«Macedonia! Macedonia!” Sono queste le esclamazioni ricorrenti nel campo improvvisato di Idomeni da alcuni giorni. E mentre parlano mostrano i lividi sul corpo, le fasciature alle mani e sulle gambe: i segni lasciati dalla polizia macedone su alcuni dei 2 mila migranti che sono riusciti ad attraversare il confine greco-macedone guadando il fiume Suva Reka il 14 marzo.

Mohanad, 23 anni siriano, era tra di loro. «Pensavamo di avercela fatta. Ma improvvisamente siamo stati circondati dalla polizia macedone che ha cominciato a malmenarci. Ci hanno preso a calci e ci hanno picchiato con i bastoni elettrici», dice con la rabbia negli occhi e la voce spezzata. Ha due costole rotte e fa fatica a respirare senza provare dolore. Oltre alle costole rotte ha riportato contusioni sulle gambe e ha una mano fasciata a seguito delle ferite riportate. Liam, 24 anni, anche lui siriano, ha riportato ferite più gravi. La polizia gli avrebbe completamente sfondato lo sterno a calci. Dopo essere stato riportato a Idomeni è stato trasportato all’ospedale di Salonicco dove è stato ricoverato per sei giorni. «Ovviamente noi non abbiamo visto le violenze, ma abbiamo sicuramente visto le ferite, i lividi» afferma Jonas Hagens, portavoce di Medici Senza Frontiere (MSF).

Secondo la ricostruzione di Jonas e dell’infermiera italiana Daniela Uberti, anche lei a Idomeni assieme a Msf, nella notte tra venerdì e sabato 13 persone sono arrivate alla clinica del campo per essere curati. Hanno raccontato di aver attraversato il confine e di essere stati catturati dalla polizia macedone. Questa li avrebbe prima derubati e, dopo averli pestati, li avrebbe riportati in Grecia. La scena si è ripetuta la notte seguente quando altre 35 persone sono state curate dai medici e dagli infermieri di Msf tra cui Daniela.

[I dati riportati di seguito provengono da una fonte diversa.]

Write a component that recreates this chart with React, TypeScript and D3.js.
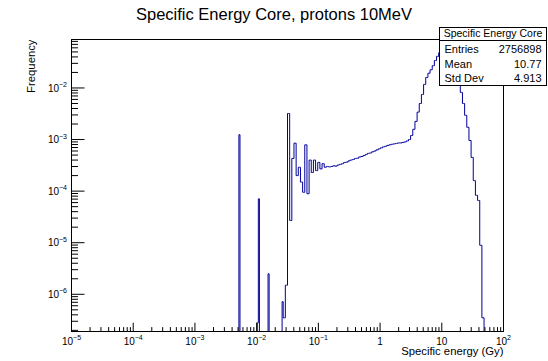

Nelle due notti, 6 persone sono state portate in ospedale per «sospette fratture».

«Ci hanno detto di aver ricevuto delle bastonate a livello delle braccia e delle gambe, presentavano dei tagli a livello delle mani perché dicevano di essere stati spinti sul filo spinato e avevano anche segni di morsi perché gli hanno aizzato i cani contro», spiega Daniela. «Sembra di essere in un ambulatorio vicino ad un fronte. Non mi era mai capitato di ricevere così tanti feriti tutti insieme. Siamo in un Paese dove non ci sono bombe, non ci sono guerre. Eppure tutto questo disastro umanitario è semplicemente causato da un muro che è chiuso» continua l’infermiera italiana.

La violenza della polizia macedone contro i migranti è ben conosciuta alle organizzazioni impegnate nella difesa dei diritti umani e avveniva anche prima del 9 marzo 2016 quando le autorità di Skopje hanno deciso la chiusura definitiva della frontiera. In un report di Amnesty International pubblicato la scorsa estate si legge: «Al confine della Macedonia con la Grecia, i rifugiati sono regolarmente soggetti a respingimenti illegali e maltrattamenti ad opera della polizia di frontiera». Nelle 72 pagine del documento si fa menzione alle detenzioni arbitrarie di migranti, all’estorsione di denaro, ai pestaggi e ai respingimenti forzati senza avere la possibilità di fare richiesta d’asilo. Tutte azioni illegali secondo le leggi internazionali sancite dalla Convenzione sui rifugiati del 1951 e dal Protocollo del 1967.

In particolare, un rifugiato afghano ha raccontato ad Amnesty International di aver visto persone picchiate selvaggiamente dalla polizia. Anche a Idomeni si trovano migranti che portano i segni delle percosse avvenute mesi fa, quindi prima della chiusura totale della frontiera greco-macedone. Tre ragazzi marocchini dicono di essere arrivati in Serbia pochi giorni prima che l’Ungheria cominciasse i lavori per la costruzione di un muro di filo spinato sul confine con la Serbia nel luglio dello scorso anno. Sul treno sono stati catturati dalla polizia Serba che li ha riportati in Macedonia. Lì, sono stati tenuti diversi giorni in prigione dove sono stati picchiati e derubati. Ora si trovano lungo i binari del treno ai confini del campo di Idomeni. Sanno che non hanno alcuna possibilità di richiedere la protezione internazionale, ma non si arrendo: «Troveremo altre vie, magari dall’Albania» conferma Mohamed, 27 anni di Marrakech.